近日,实验室博士生钱凌飞关于回答重排序的研究成果被中科院SCI一区,CCF B类期刊《Information Sciences》录用。
题目:Multi-perspective respondent representations for answer ranking in community question answering
摘要:Answer ranking is an important task in community question answering (CQA) systems. It aims at ranking useful answers above useless answers. Existing works learn respondents’ expertise to help estimate qualities of answers. However, in most of these works, the expertise is only learned from the history answers. As a result, structure correlations between question raisers and respondents are usually ignored. Besides, these works lack an efficient way to learn respondent expertise from extensive history answers. To address the limitations, we propose a novel multi-perspective respondent representation learning (MPRR) network. First, our model learns embeddings of raisers and respondents through a heterogeneous information network(HIN) constructed by the answering records in CQA websites. The structure correlations between raisers and respondents are preserved in the learned embeddings. Second, a freezed pre-trained language model is used to learn respondents’ expertise from history answer contents more quickly. Then the multi-perspective respondent representations are generated based on their expertise and the embeddings learned in the HIN. At last, the raisers, respondents, questions, and answers are all considered to compute the matching scores. We evaluate our model on three real-world CQA dataset. Experiment results show that MPRR outperforms all baseline models with three ranking metrics on all datasets.

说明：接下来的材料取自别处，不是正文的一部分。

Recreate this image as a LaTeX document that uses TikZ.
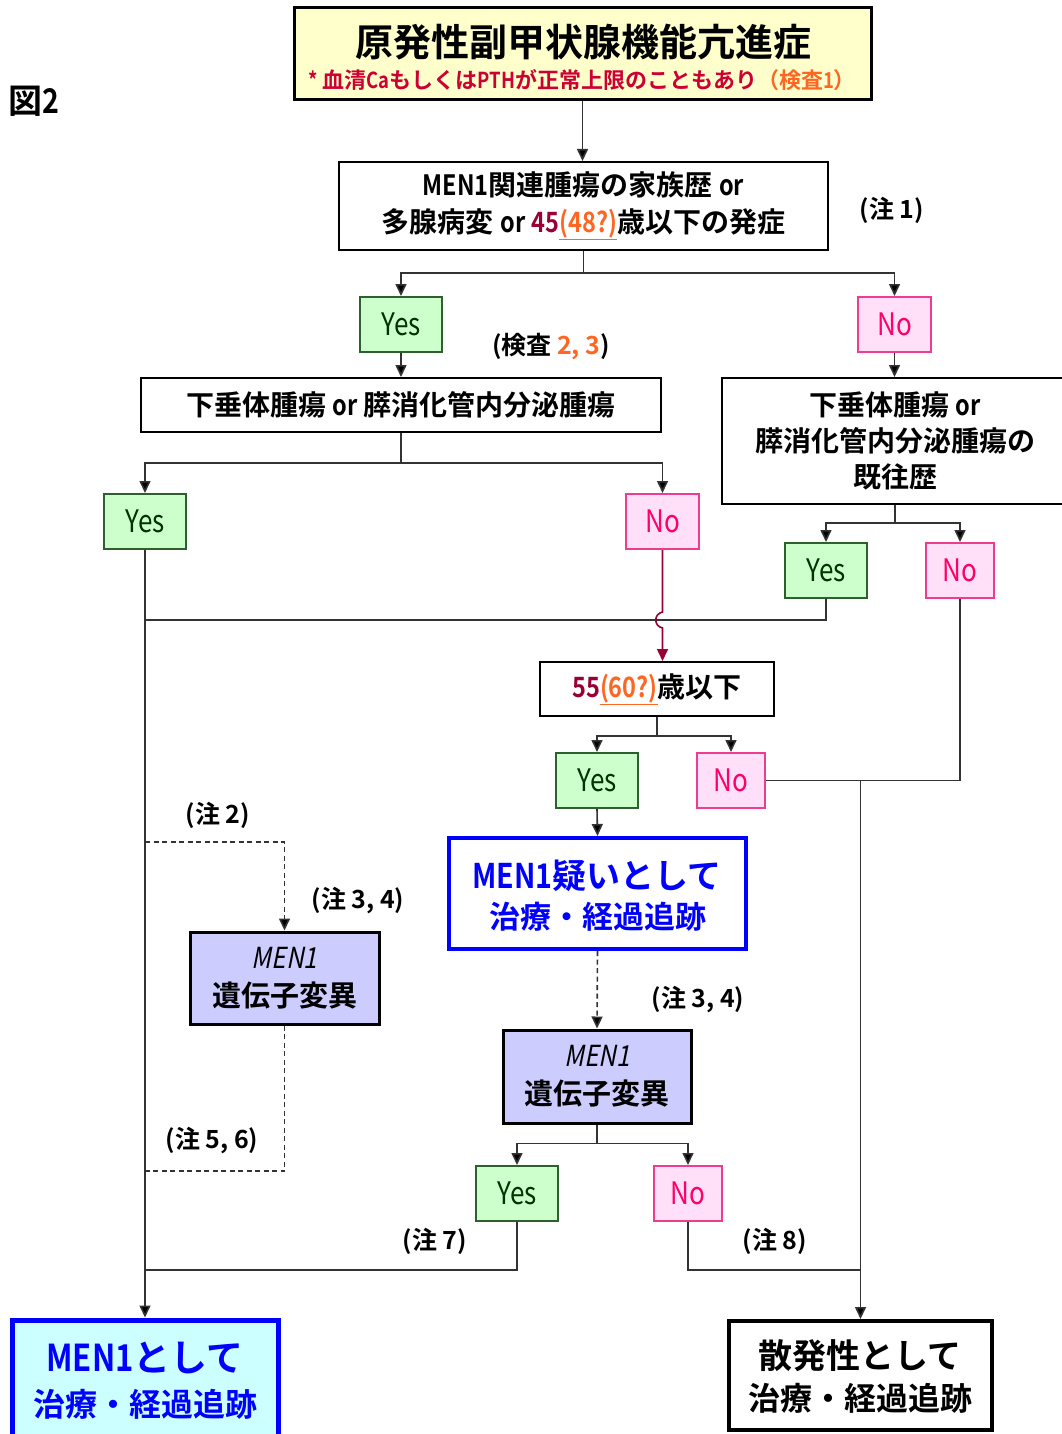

回答重排序目的在于对当前问题的候选回答进行排序,使得社区问答平台能够自动优先展示高质量回答。现有的研究通常使用回答历史来评估回答者的专业度,用以提升模型鉴定高质量回答的准确率。然而,多数方法并未关注用户交互网络中包含的用户结构关联信息,综合学习回答者的异构信息可以帮助模型更全面地评估其专业度。另一方面,社区中的专家回答者通常拥有大量的回答记录,因此在融合其异构信息时通常会引起效率上的问题。针对此问题,提出了自适应的用户异构信息嵌入方法。该方法首先从用户交互网络中学习用户间的结构关联特征。同时依据当前问题的主题,使用预训练语言模型,结合历史回答文本来评估回答者在当前语境下的专业度。随后将回答者的异构信息进行融合。实验结果表明,上述方法可以更快地学习回答者的异构信息,同时提高任务效果。